Most people do not recognize manipulation because it rarely looks like open control. It often comes wrapped in concern, confidence, charisma, or sentences that sound entirely well-intentioned.
That is why the difference between real leadership and manipulation is not always in what a leader says, but in what happens to people after the conversation.
Do they feel clearer, more stable, and more capable of making their own decision or leave confused, guilty, and increasingly unsure of their own judgment?
That is where an important distinction begins.
Real leadership does not use people’s emotions to control them. It helps people better understand the situation, better understand themselves, and take responsibility from a place of clarity, not fear.
Leadership based on control often appears strong from the outside. However, its strength is not built on trust, but on pressure, guilt, confusion, unspoken messages, and emotional dependency.
A leader may say, “I am saying this for your own good.”
The question is not what they said. The question is whether that sentence genuinely creates space for growth, or whether it creates the feeling that the person must adapt in order not to lose closeness, support, or approval.
They may say, “I am just telling you the truth.”
The question is whether they are speaking the truth with respect, or using honesty as a way to hurt, diminish, or establish dominance.
They may say, “We are like a family.”
The question is whether that sentence truly means belonging, or whether it erases boundaries, creates an expectation of constant availability, and produces guilt when someone says “no.”
Manipulation in leadership often begins where influence becomes separated from responsibility.
Leadership is influence, but a healthy leader does not need to control the room in order to be respected. They do not use silence, praise, closeness, or withdrawal as tools for managing people.
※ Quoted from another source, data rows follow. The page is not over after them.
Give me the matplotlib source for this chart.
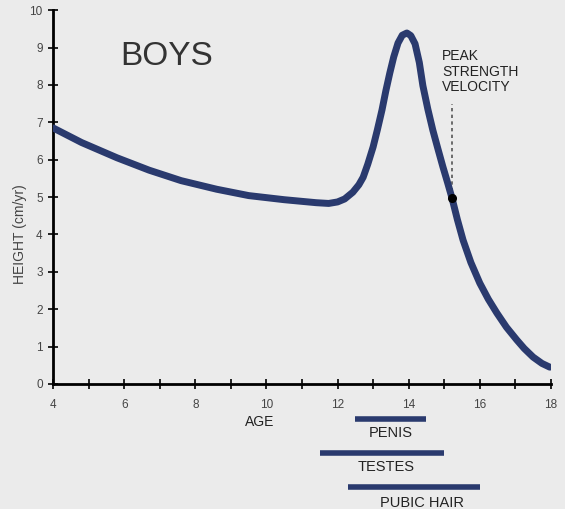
import matplotlib.pyplot as plt

# growth velocity curve
age = [4.0, 4.8, 5.8, 6.7, 7.6, 8.6, 9.5, 10.5, 11.4, 11.75, 12.0, 12.2,
       12.43, 12.6, 12.72, 12.85, 13.0, 13.12, 13.25, 13.36, 13.47, 13.58,
       13.7, 13.82, 13.95, 14.06, 14.18, 14.3, 14.4, 14.54, 14.68, 14.82,
       14.96, 15.1, 15.22, 15.37, 15.53, 15.75, 16.0, 16.24, 16.48, 16.75,
       17.04, 17.25, 17.5, 17.75, 17.97]
velocity = [6.85, 6.46, 6.05, 5.72, 5.44, 5.21, 5.04, 4.93, 4.85, 4.83, 4.87,
            4.95, 5.13, 5.33, 5.53, 5.88, 6.34, 6.8, 7.33, 7.85, 8.32, 8.75,
            9.12, 9.33, 9.39, 9.32, 9.1, 8.6, 7.98, 7.35, 6.79, 6.3, 5.82,
            5.37, 4.97, 4.4, 3.85, 3.25, 2.7, 2.27, 1.9, 1.52, 1.18, 0.95,
            0.72, 0.55, 0.45]

peak_age = 15.22
peak_val = 4.97

# development stage ranges
stages = ['PENIS', 'TESTES', 'PUBIC HAIR']
stage_start = [12.5, 11.5, 12.3]
stage_end = [14.5, 15.0, 16.0]

bg = '#ebebeb'
navy = '#2a3a6e'
txt = '#222222'
font = 'Liberation Sans'

fig = plt.figure(figsize=(5.65, 5.09), dpi=100, facecolor=bg)
ax = fig.add_axes([0.094, 0.2456, 0.881, 0.7344])
ax.set_facecolor(bg)

ax.plot(age, velocity, color=navy, lw=5, solid_capstyle='round',
        solid_joinstyle='round', zorder=3)
ax.plot([peak_age], [peak_val], 'o', color='black', ms=5.5, zorder=4)
ax.plot([peak_age, peak_age], [peak_val, 7.5], color='#555555', lw=1.2,
        ls=(0, (2, 2)), zorder=2)

ax.set_xlim(4, 18)
ax.set_ylim(0, 10)
ax.set_xticks(range(4, 19, 2))
ax.set_xticks(range(5, 18, 2), minor=True)
ax.set_yticks(range(0, 11))
for s in ['top', 'right']:
    ax.spines[s].set_visible(False)
for s in ['left', 'bottom']:
    ax.spines[s].set_linewidth(2)
ax.tick_params(which='both', direction='inout', length=7, width=1.2)
ax.tick_params(axis='x', pad=7)
ax.tick_params(axis='y', pad=4)
for lab in ax.get_xticklabels() + ax.get_yticklabels():
    lab.set_fontsize(8.5)
    lab.set_color('#444444')
    lab.set_family(font)

ax.set_ylabel('HEIGHT (cm/yr)', fontsize=10, color='#444444', family=font)
ax.yaxis.set_label_coords(-0.052, 0.4)

ax.text(7.2, 8.77, 'BOYS', fontsize=24, color='#333333', ha='center',
        va='center', family=font)
ax.text(14.94, 8.96, 'PEAK\nSTRENGTH\nVELOCITY', fontsize=10, color=txt,
        ha='left', va='top', linespacing=1.15, family=font)

ax.text(9.8, -1.02, 'AGE', fontsize=10, ha='center', va='center',
        color=txt, family=font)

bar_y = [-0.94, -1.84, -2.76]
label_y = [-1.31, -2.22, -3.18]
label_x = [13.5, 13.36, 14.37]
for name, a, b, by, ly, lx in zip(stages, stage_start, stage_end, bar_y,
                                    label_y, label_x):
    ax.plot([a, b], [by, by], color=navy, lw=4, clip_on=False,
            solid_capstyle='butt')
    ax.text(lx, ly, name, fontsize=10.5, ha='center', va='center',
            color=txt, clip_on=False, family=font)

fig.savefig('out.png', dpi=100, facecolor=bg)
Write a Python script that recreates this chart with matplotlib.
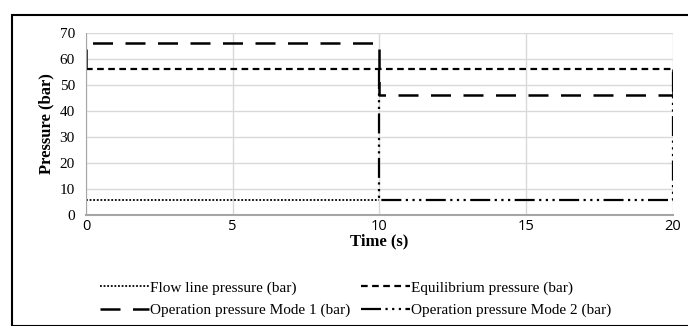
import matplotlib.pyplot as plt
from matplotlib.patches import Rectangle

# data
flow_t = [0, 10]
flow_p = [6, 6]
eq_t = [0, 20]
eq_p = [56, 56]
mode1_t = [0, 0, 10, 10, 20, 20]
mode1_p = [56, 66, 66, 46, 46, 56]
mode2_t = [10, 10, 20, 20]
mode2_p = [56, 6, 6, 56]

labels = ["Flow line pressure (bar)", "Equilibrium pressure (bar)",
          "Operation pressure Mode 1 (bar)", "Operation pressure Mode 2 (bar)"]

serif = "Liberation Serif"

fig = plt.figure(figsize=(6.88, 3.26), dpi=100)
ax = fig.add_axes([0.125, 0.34, 0.853, 0.559])

l1, = ax.plot(flow_t, flow_p, color="black", lw=1.3, linestyle=(0, (1, 1)))
l2, = ax.plot(eq_t, eq_p, color="black", lw=1.6, linestyle=(0, (3, 2)))
l3, = ax.plot(mode1_t, mode1_p, color="black", lw=1.8, linestyle=(0, (8, 5)))
l4, = ax.plot(mode2_t, mode2_p, color="black", lw=1.6,
              linestyle=(0, (9, 2, 1, 2, 1, 2, 1, 2)))

ax.set_xlim(0, 20)
ax.set_ylim(0, 70)
ax.set_xticks([0, 5, 10, 15, 20])
ax.set_yticks(range(0, 71, 10))
ax.grid(True, color="#d9d9d9", lw=1)
ax.set_axisbelow(True)
for s in ["top", "right"]:
    ax.spines[s].set_visible(False)
ax.spines["left"].set_color("#a6a6a6")
ax.spines["bottom"].set_color("#a6a6a6")
ax.spines["bottom"].set_linewidth(1.5)
ax.tick_params(axis="y", length=0, pad=8)
ax.tick_params(axis="x", length=0, pad=3)
for t in ax.get_yticklabels():
    t.set_fontfamily(serif)
    t.set_fontsize(11)
for t in ax.get_xticklabels():
    t.set_fontfamily("Open Sans")
    t.set_fontsize(10.5)

ax.set_ylabel("Pressure (bar)", family=serif, fontsize=12, fontweight="bold", labelpad=4)
ax.set_xlabel("Time (s)", family=serif, fontsize=12, fontweight="bold", labelpad=-1)

# matplotlib fills legend column by column, reference reads row by row
handles = [l1, l3, l2, l4]
order = [labels[0], labels[2], labels[1], labels[3]]
fig.legend(handles, order, loc="lower center", ncol=2,
           bbox_to_anchor=(0.517, -0.015), frameon=False,
           prop={"family": serif, "size": 11}, handlelength=3.2,
           handletextpad=0.1, columnspacing=0.7, labelspacing=0.55)

fig.patches.append(Rectangle((12 / 688, 0), 1, 1 - 15 / 326, transform=fig.transFigure,
                             fill=False, edgecolor="black", lw=1.5))

fig.savefig("out.png", dpi=100)
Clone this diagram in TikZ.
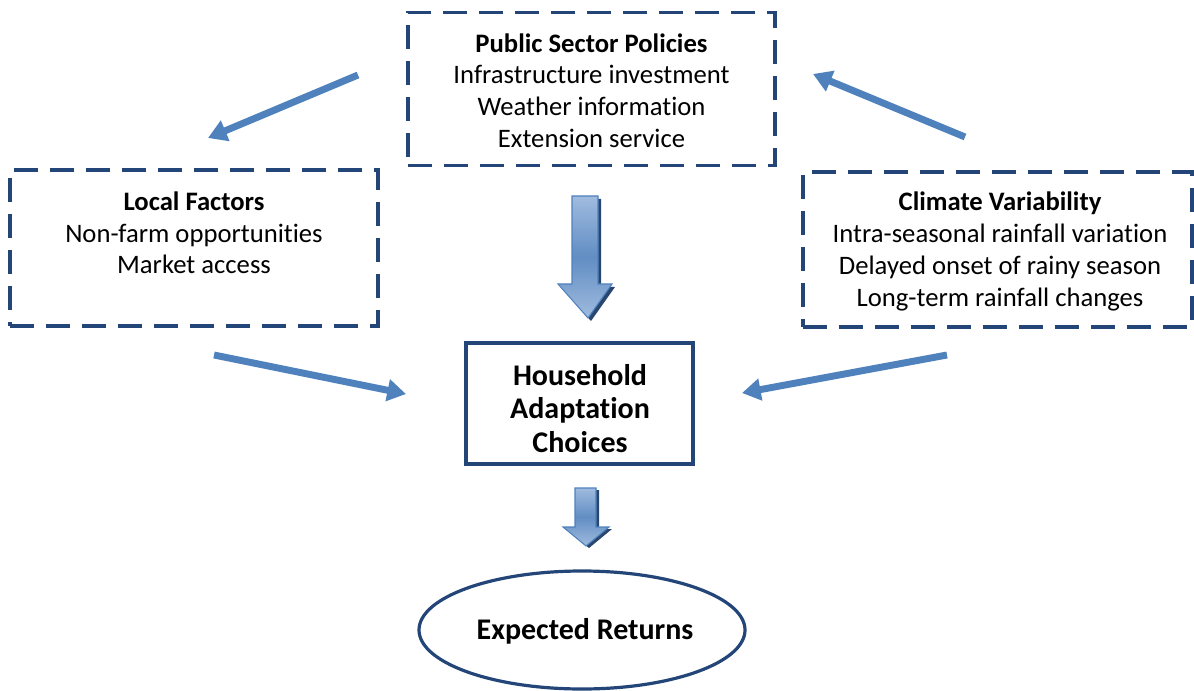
\documentclass[tikz,border=0pt]{standalone}
\usepackage{fontspec}
\setmainfont{Carlito}[Ligatures={NoCommon}]
\usetikzlibrary{arrows.meta,shapes.geometric}
\definecolor{boxblue}{RGB}{36,69,120}
\definecolor{arrblue}{RGB}{79,129,189}
\definecolor{shadblue}{RGB}{40,70,110}
\definecolor{lightblue}{RGB}{160,187,222}
\tikzset{
  dbox/.style={draw=boxblue, line width=2.7pt, dash pattern=on 18pt off 9pt, rectangle, inner sep=0pt},
  sbox/.style={draw=boxblue, line width=2.4pt, rectangle, inner sep=0pt},
  txt/.style={align=center, font=\fontsize{20}{23.8}\selectfont, inner sep=0pt},
  bigtxt/.style={align=center, font=\fontsize{22.5}{25.2}\selectfont\bfseries, inner sep=0pt},
  thinarrow/.style={draw=arrblue, line width=5.2pt, -{Triangle[length=14pt,width=16pt]}, shorten >=0pt},
  blockarrow/.style={draw=arrblue, line width=0.8pt, line join=miter, top color=lightblue, bottom color=lightblue, middle color=arrblue!90},
  blockshadow/.style={fill=shadblue},
}
\begin{document}
\begin{tikzpicture}[x=0.75pt,y=-0.75pt]
\useasboundingbox (0,0) rectangle (1194,691);
% boxes
\node[dbox, minimum width=367*0.75pt, minimum height=153*0.75pt] (pub) at (591.5,89) {};
\node[txt] (pubt) at (591.5,90.5) {\textbf{Public Sector Policies}\\Infrastructure investment\\Weather information\\Extension service};
\node[dbox, minimum width=368*0.75pt, minimum height=156*0.75pt] (loc) at (194,248) {};
\node[txt] (loct) at (194,233) {\textbf{Local Factors}\\Non-farm opportunities\\Market access};
\node[dbox, minimum width=389*0.75pt, minimum height=155*0.75pt] (cli) at (997.5,249.5) {};
\node[txt] (clit) at (1000,251.5) {\textbf{Climate Variability}\\Intra-seasonal rainfall variation\\Delayed onset of rainy season\\Long-term rainfall changes};
\node[sbox, minimum width=227*0.75pt, minimum height=121*0.75pt] (hh) at (579.5,403.5) {};
\node[bigtxt] (hht) at (580,408.5) {Household\\Adaptation\\Choices};
\node[ellipse, draw=boxblue, line width=2.4pt, minimum width=326*0.75pt, minimum height=118*0.75pt, inner sep=0pt] (er) at (582,630) {};
\node[bigtxt] (ert) at (585,631) {Expected Returns};
% thin arrows
\coordinate (a1s) at (358,75);
\coordinate (a1e) at (208,138);
\coordinate (a2s) at (965,137);
\coordinate (a2e) at (813,74);
\coordinate (a3s) at (214,355);
\coordinate (a3e) at (406,394);
\coordinate (a4s) at (947,355);
\coordinate (a4e) at (742,393);
\draw[thinarrow] (a1s) -- (a1e);
\draw[thinarrow] (a2s) -- (a2e);
\draw[thinarrow] (a3s) -- (a3e);
\draw[thinarrow] (a4s) -- (a4e);
% block arrow 1 (pub -> hh)
\begin{scope}[shift={(3,3)}]
\fill[blockshadow] (572,196) -- (598,196) -- (598,284) -- (612,284) -- (588,318) -- (558,284) -- (572,284) -- cycle;
\end{scope}
\path[blockarrow] (572,196) -- (598,196) -- (598,284) -- (612,284) -- (588,318) -- (558,284) -- (572,284) -- cycle;
% block arrow 2 (hh -> er)
\begin{scope}[shift={(3,2)}]
\fill[blockshadow] (575,488) -- (596,488) -- (596,527) -- (609,527) -- (586,546) -- (563,527) -- (575,527) -- cycle;
\end{scope}
\path[blockarrow] (575,488) -- (596,488) -- (596,527) -- (609,527) -- (586,546) -- (563,527) -- (575,527) -- cycle;
\end{tikzpicture}
\end{document}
When a leader uses manipulation, people may comply in the short term. Over time, however, they begin to close down.
Their nervous system no longer experiences the leader as a source of clarity, but as a source of unpredictability. They start watching every word, guessing the leader’s mood, and spending their energy on self-protection instead of contribution.
When this happens, the work environment is no longer safe enough for openness, learning, and initiative. The organization may still appear functional from the outside, but on the inside it slowly begins to lose what matters most: trust.
That is why it is important for leaders to learn to distinguish influence from control.
Leadership that builds healthy teams is not based on people being obedient. It is based on people being present, responsible, and safe enough to speak the truth.
Leadership based on control often demands loyalty to a person.Real leadership builds loyalty to values, truth, and shared responsibility.
That is why every leader should ask themselves from time to time: Do people do what I say because they trust me, or because they are afraid of the consequences if they do not comply?
Because manipulation can produce obedience, but only trust can develop people.
And that is exactly why real leadership does not leave people smaller than they are. It creates the conditions in which people can grow.